** Your objective **
Check each line of the material. Copy those containing "picture".

** Available data **
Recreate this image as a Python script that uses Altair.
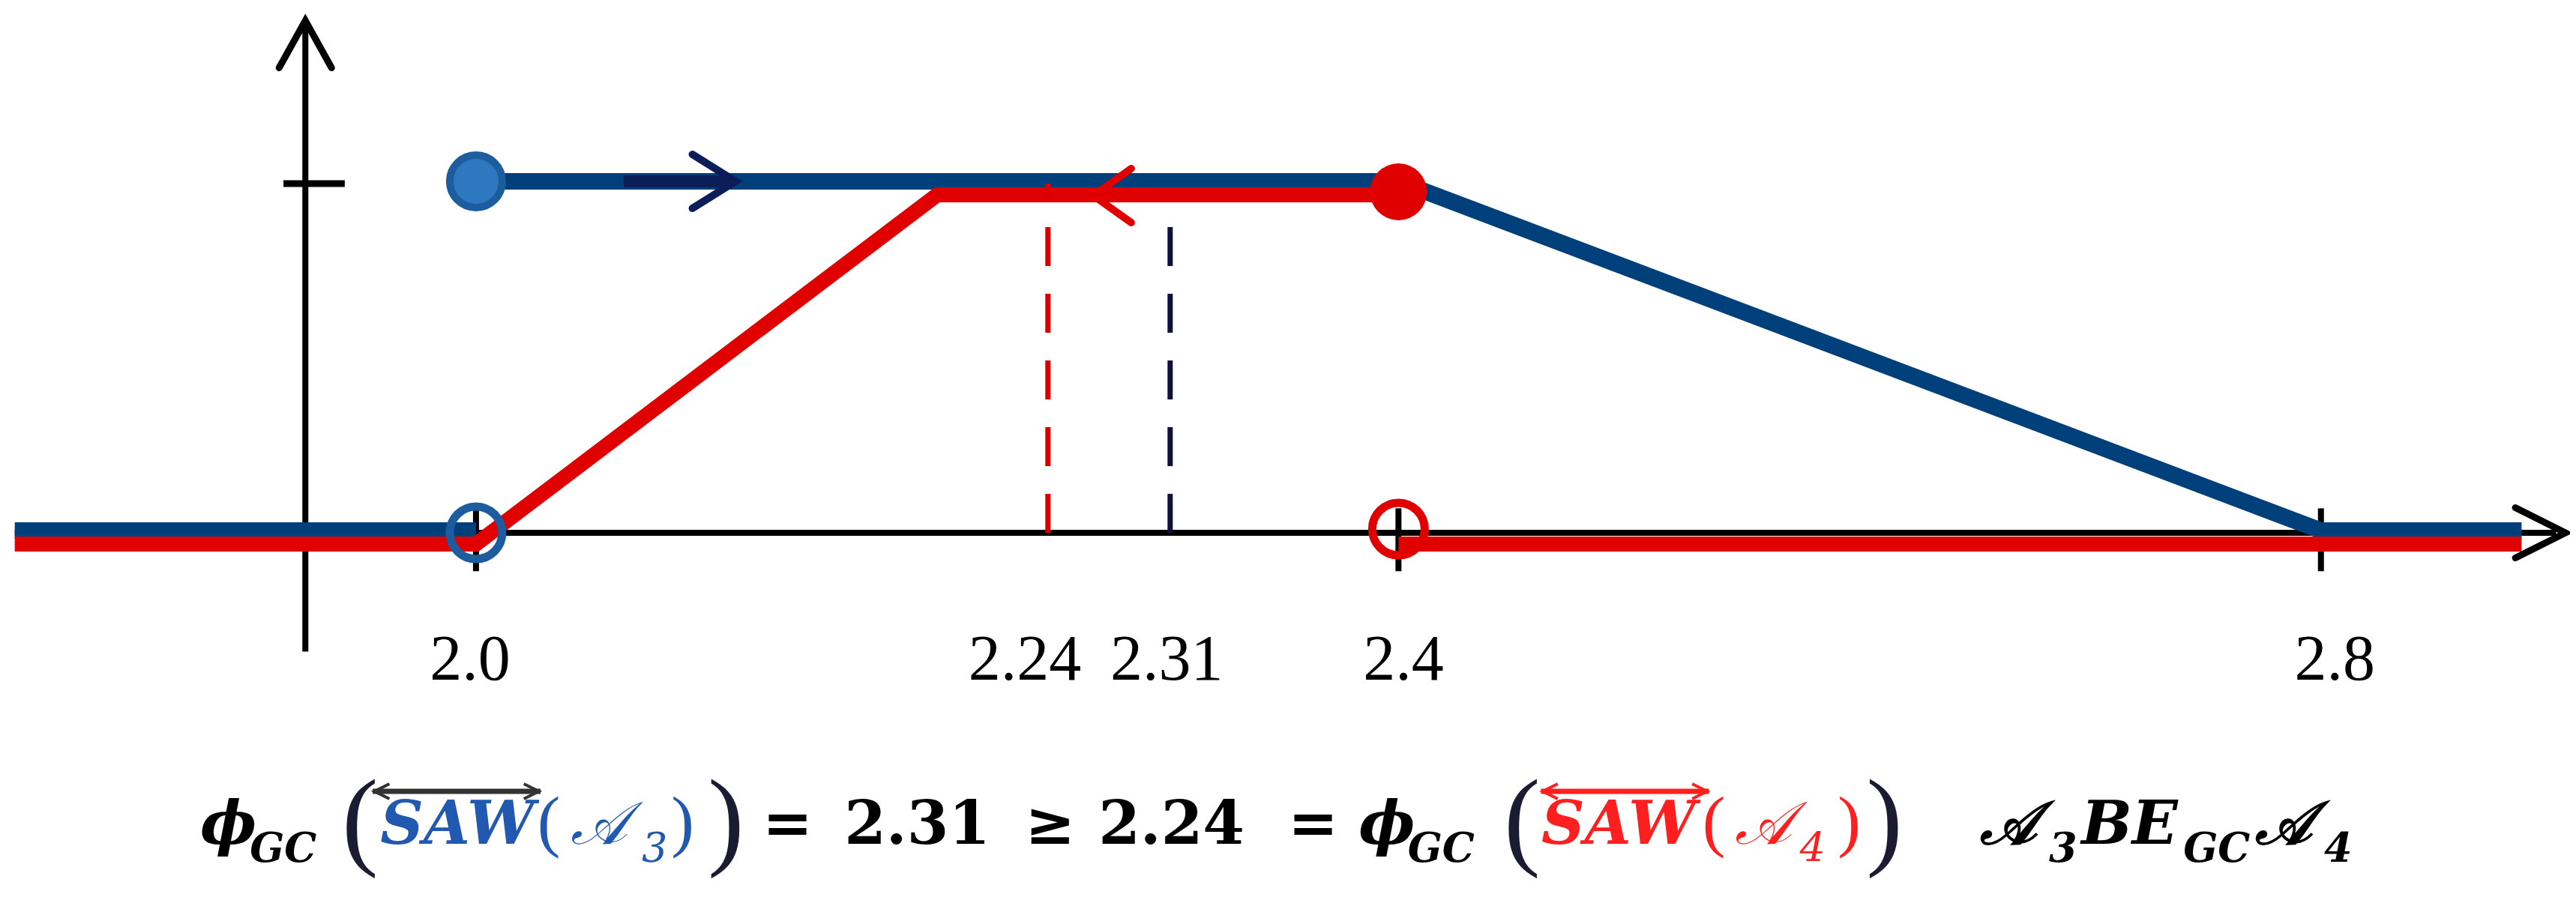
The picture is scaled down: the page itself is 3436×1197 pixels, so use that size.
import altair as alt
import pandas as pd

# ---------------- data ----------------
# SAW(A3) membership curve (blue) – segments
blue_x = [1.80, 2.00, 2.00, 2.40, 2.80, 2.887]
blue_y = [0, 0, 1, 1, 0, 0]
blue_seg = [0, 0, 1, 1, 1, 1]

# SAW(A4) membership curve (red) – segments
red_x = [1.80, 2.00, 2.20, 2.40, 2.40, 2.887]
red_y = [0, 0, 1, 1, 0, 0]
red_seg = [0, 0, 0, 0, 1, 1]

# end-point markers
blue_filled = (2.0, 1)
blue_open = (2.0, 0)
red_filled = (2.4, 1)
red_open = (2.4, 0)

# GC values (dashed cuts) as positioned in the picture
cut_red_x, cut_red_top = 2.248, 1.0
cut_blue_x, cut_blue_top = 2.301, 0.908

# direction arrows on the curves
arrow_blue_x, arrow_red_x = 2.1032, 2.2759
shaft_x = [2.0641, 2.1109]

# axes drawn through the origin
yaxis_x = 1.926
yaxis_y = [-0.34, 1.462]
xaxis_x = [1.80, 2.902]
xticks = [2.0, 2.4, 2.8]
ytick_x = [1.9165, 1.9431]

# x tick labels
tick_labels = ["2.0", "2.24", "2.31", "2.4", "2.8"]
tick_pos = [1.9974, 2.238, 2.2995, 2.4022, 2.806]

# formula pieces
f_bold_it_text = ["ϕ", "ϕ", "𝒜", "BE", "𝒜"]
f_bold_it_x = [1.8804, 2.3827, 2.6522, 2.6961, 2.7716]
f_sub_text = ["GC", "GC", "3", "GC", "4"]
f_sub_x = [1.9019, 2.4040, 2.6821, 2.7403, 2.8014]
f_ops_text = ["=", "2.31", "≥", "2.24", "="]
f_ops_x = [2.1242, 2.1597, 2.2380, 2.2699, 2.3521]
f_saw_x = [1.9585, 2.4620]
f_a_x = [2.0410, 2.5460]
f_asub_text = ["3", "4"]
f_asub_x = [2.0719, 2.5740]
f_par_text = ["(", ")", "(", ")"]
f_par_x = [2.0266, 2.0846, 2.5318, 2.5905]
f_bigpar_x = [1.9418, 2.1005, 2.4457, 2.6028]
f_over_x = [[1.9552, 2.0280], [2.4618, 2.5346]]

# ---------------- styling ----------------
BLUE = "#00407A"
RED = "#E00000"
NAVY = "#101040"
TXT_BLUE = "#2158B0"
TXT_RED = "#FF1F1F"
xs = alt.Scale(domain=[1.7962, 2.908], nice=False, zero=False)
ys = alt.Scale(domain=[-1.0258, 1.5086], nice=False, zero=False)


def X(f):
    return alt.X(f, type="quantitative", scale=xs, axis=None)


def Y(f):
    return alt.Y(f, type="quantitative", scale=ys, axis=None)


def X2(f):
    return alt.X2(f)


def Y2(f):
    return alt.Y2(f)


layers = []

# axes
ax_df = pd.DataFrame({"x": [xaxis_x[0], yaxis_x], "x2": [xaxis_x[1], yaxis_x],
                      "y": [0, yaxis_y[0]], "y2": [0, yaxis_y[1]]})
layers.append(alt.Chart(ax_df).mark_rule(color="black", strokeWidth=8).encode(
    X("x"), X2("x2"), Y("y"), Y2("y2")))
tk_df = pd.DataFrame({"x": xticks, "y": [0.07] * 3, "y2": [-0.11] * 3})
layers.append(alt.Chart(tk_df).mark_rule(color="black", strokeWidth=8).encode(
    X("x"), Y("y"), Y2("y2")))
yt_df = pd.DataFrame({"x": [ytick_x[0]], "x2": [ytick_x[1]], "y": [1]})
layers.append(alt.Chart(yt_df).mark_rule(color="black", strokeWidth=9).encode(
    X("x"), X2("x2"), Y("y")))
# axis arrowheads
layers.append(alt.Chart(pd.DataFrame({"x": [yaxis_x], "y": [1.3991]})).mark_point(
    shape="M-1,0.9L0,-0.9L1,0.9", size=4900, filled=False, color="black",
    strokeWidth=9, opacity=1, strokeCap="round").encode(X("x"), Y("y")))
layers.append(alt.Chart(pd.DataFrame({"x": [2.8952], "y": [0]})).mark_point(
    shape="M-1,-1L1,0L-1,1", size=4489, filled=False, color="black",
    strokeWidth=9, opacity=1, strokeCap="round").encode(X("x"), Y("y")))

# curves
blue_df = pd.DataFrame({"x": blue_x, "y": blue_y, "seg": blue_seg, "i": list(range(len(blue_x)))})
layers.append(alt.Chart(blue_df).mark_line(color=BLUE, strokeWidth=22, yOffset=-3,
                                           strokeJoin="miter", strokeCap="butt").encode(
    X("x"), Y("y"), detail="seg:N", order="i:Q"))
red_df = pd.DataFrame({"x": red_x, "y": red_y, "seg": red_seg, "i": list(range(len(red_x)))})
layers.append(alt.Chart(red_df).mark_line(color=RED, strokeWidth=20, yOffset=15,
                                          strokeJoin="miter", strokeCap="butt").encode(
    X("x"), Y("y"), detail="seg:N", order="i:Q"))

# dashed cuts
dash_df = pd.DataFrame({"x": [cut_red_x], "y": [0], "y2": [cut_red_top]})
layers.append(alt.Chart(dash_df).mark_rule(color="#D80000", strokeWidth=7, strokeDash=[52, 37]).encode(
    X("x"), Y("y"), Y2("y2")))
dash_df2 = pd.DataFrame({"x": [cut_blue_x], "y": [0], "y2": [cut_blue_top]})
layers.append(alt.Chart(dash_df2).mark_rule(color=NAVY, strokeWidth=7, strokeDash=[52, 37]).encode(
    X("x"), Y("y"), Y2("y2")))

# direction arrows
sh_df = pd.DataFrame({"x": [shaft_x[0]], "x2": [shaft_x[1]], "y": [1]})
layers.append(alt.Chart(sh_df).mark_rule(color="#0B1E5A", strokeWidth=16, yOffset=-3).encode(
    X("x"), X2("x2"), Y("y")))
layers.append(alt.Chart(pd.DataFrame({"x": [arrow_blue_x], "y": [1]})).mark_point(
    shape="M-0.8,-1L0.8,0L-0.8,1", size=5184, filled=False, color="#0B1E5A",
    strokeWidth=10, opacity=1, strokeCap="round", yOffset=-3).encode(X("x"), Y("y")))
layers.append(alt.Chart(pd.DataFrame({"x": [arrow_red_x], "y": [1]})).mark_point(
    shape="M0.7,-1L-0.7,0L0.7,1", size=5184, filled=False, color=RED,
    strokeWidth=10, opacity=1, strokeCap="round", yOffset=16).encode(X("x"), Y("y")))

# markers
layers.append(alt.Chart(pd.DataFrame({"x": [blue_filled[0]], "y": [blue_filled[1]]})).mark_point(
    shape="circle", size=4900, filled=True, fill="#2E78C0", stroke="#1D5C9E",
    strokeWidth=10, opacity=1, yOffset=-3).encode(X("x"), Y("y")))
layers.append(alt.Chart(pd.DataFrame({"x": [blue_open[0]], "y": [blue_open[1]]})).mark_point(
    shape="circle", size=4900, filled=False, color="#1D5C9E",
    strokeWidth=11, opacity=1).encode(X("x"), Y("y")))
layers.append(alt.Chart(pd.DataFrame({"x": [red_filled[0]], "y": [red_filled[1]]})).mark_point(
    shape="circle", size=5776, filled=True, color=RED, opacity=1, yOffset=11).encode(X("x"), Y("y")))
layers.append(alt.Chart(pd.DataFrame({"x": [red_open[0]], "y": [red_open[1]]})).mark_point(
    shape="circle", size=4900, filled=False, color=RED,
    strokeWidth=11, opacity=1, yOffset=-5).encode(X("x"), Y("y")))

# tick labels
tl_df = pd.DataFrame({"x": tick_pos, "t": tick_labels, "y": [-0.4206] * len(tick_pos)})
layers.append(alt.Chart(tl_df).mark_text(font="Liberation Serif", fontSize=86, color="black",
                                         align="center", baseline="alphabetic").encode(
    X("x"), Y("y"), text="t:N"))

# formula
BASE = -0.89
SUB = -0.9421


def txt(xv, tv, yv, font, size, color, weight="normal", style="normal"):
    df = pd.DataFrame({"x": xv, "t": tv, "y": [yv] * len(xv), "c": color})
    return alt.Chart(df).mark_text(font=font, fontSize=size, fontWeight=weight, fontStyle=style,
                                   align="left", baseline="alphabetic").encode(
        X("x"), Y("y"), text="t:N", color=alt.Color("c:N", scale=None))


layers.append(txt(f_bold_it_x, f_bold_it_text, BASE, "DejaVu Serif", 80, ["black"] * 5, "bold", "italic"))
layers.append(txt(f_sub_x, f_sub_text, SUB, "DejaVu Serif", 54, ["black"] * 5, "bold", "italic"))
layers.append(txt(f_ops_x, f_ops_text, BASE, "DejaVu Serif", 80, ["black"] * 5, "bold", "normal"))
layers.append(txt(f_saw_x, ["SAW", "SAW"], BASE, "DejaVu Serif", 80, [TXT_BLUE, TXT_RED], "bold", "italic"))
layers.append(txt(f_a_x, ["𝒜", "𝒜"], BASE, "DejaVu Serif", 80, [TXT_BLUE, TXT_RED], "normal", "italic"))
layers.append(txt(f_asub_x, f_asub_text, SUB, "DejaVu Serif", 54, [TXT_BLUE, TXT_RED], "normal", "italic"))
layers.append(txt(f_par_x, f_par_text, BASE, "Liberation Serif", 92,
                  [TXT_BLUE, TXT_BLUE, TXT_RED, TXT_RED]))
layers.append(txt(f_bigpar_x, f_par_text, -0.9227, "Liberation Serif", 146, ["#1b1b33"] * 4))

ov_df = pd.DataFrame({"x": [a for a, b in f_over_x], "x2": [b for a, b in f_over_x],
                      "y": [-0.7403, -0.7403], "c": ["#333333", TXT_RED]})
layers.append(alt.Chart(ov_df).mark_rule(strokeWidth=7).encode(
    X("x"), X2("x2"), Y("y"), color=alt.Color("c:N", scale=None)))
oh_df = pd.DataFrame({"x": [f_over_x[0][0] + 0.004, f_over_x[1][0] + 0.004],
                      "y": [-0.7403, -0.7403], "c": ["#333333", TXT_RED]})
layers.append(alt.Chart(oh_df).mark_point(shape="M1,-1L-1,0L1,1", size=400, filled=False,
                                          strokeWidth=4, opacity=1).encode(
    X("x"), Y("y"), color=alt.Color("c:N", scale=None)))
oh_df2 = pd.DataFrame({"x": [f_over_x[0][1] - 0.004, f_over_x[1][1] - 0.004],
                       "y": [-0.7403, -0.7403], "c": ["#333333", TXT_RED]})
layers.append(alt.Chart(oh_df2).mark_point(shape="M-1,-1L1,0L-1,1", size=400, filled=False,
                                           strokeWidth=4, opacity=1).encode(
    X("x"), Y("y"), color=alt.Color("c:N", scale=None)))

chart = alt.layer(*layers).properties(
    width=3420, height=1181, padding=0,
    autosize=alt.AutoSizeParams(type="none"),
    background="white",
).configure_view(stroke=None)

chart.save("out.html", embed_options={"renderer": "svg", "actions": False})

** Full response **
The picture is scaled down: the page itself is 3436×1197 pixels, so use that size.
# GC values (dashed cuts) as positioned in the picture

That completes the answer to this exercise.